Unas de las reliquias más preciadas y que hoy no se encuentra en Telde es el llamado Mantel de San Antonio María Claret. El señor don Juan Jiménez, notable hacendado de la ciudad, quiso dar un almuerzo a don Antonio María Claret y Clará. En su noble casa de la antigua calle Cubas (antes de Calvo Sotelo y ahora de Julián Torón Navarro), para honrarlo sobremanera, se hizo acompañar de las primeras autoridades locales, así como por el Cura Párroco titular. En una mesa dispuso un blanco mantel y sobre él la cubertería, la vajilla y la cristalería mejor. Las viandas eran abundantes y el pan recién horno todavía mantenía su calor. Sentados ya en torno a la taula, el Padrito hizo silencio para conminar a todos los comensales al acto de bendición de los alimentos. Después tomó la hogaza de pan en sus manos y partiéndola en pequeñas porciones la fue pasando a cada uno de ellos, comenzando así el festín. Terminado el mismo y después de recoger todo lo que había sobre la mesa, la señora de Jiménez, doña Ana Suárez, sin limpiar las migas de pan que irremediable habían caído sobre el mantel, dobló éste sobre sí mismo y después lo introdujo en el interior de una especie de talega, cosiendo el extremo por donde lo haba metido. Pues quiso guardar como reliquia no sólo el mantel sino los pequeños trozos de pan bendecidos por el futuro Santo (Antonio María Claret y Clará sería beatificado en 1934 y canonizado en 1950. Algo más tarde fue declarado copatrono de la Diócesis de Canarias, junto a Nuestra Señora del Pino).
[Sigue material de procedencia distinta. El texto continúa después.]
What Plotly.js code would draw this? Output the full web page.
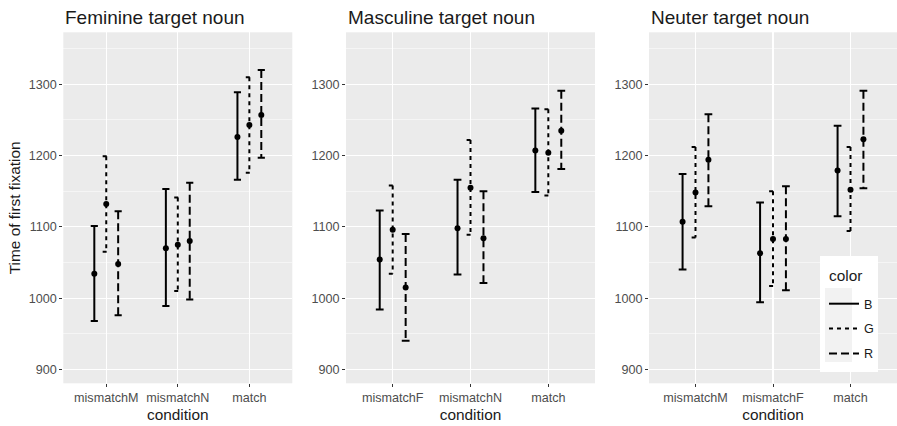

La familia en cuestión conserva con verdadera devoción el preciado lienzo, que transmitidos de madres a hijas, ya va por la quinta generación. Asimismo, en la Iglesia Parroquial de San Gregorio Taumaturgo de Los Llanos se encuentra una bella imagen del Santo catalán, revestido con sus ropajes episcopales y en actitud de bendecir a la feligresía.
Hasta aquí, créanme solo un pequeño resumen de todo lo que dio de sí la estancia de San Antonio María Claret en tierras de Telde.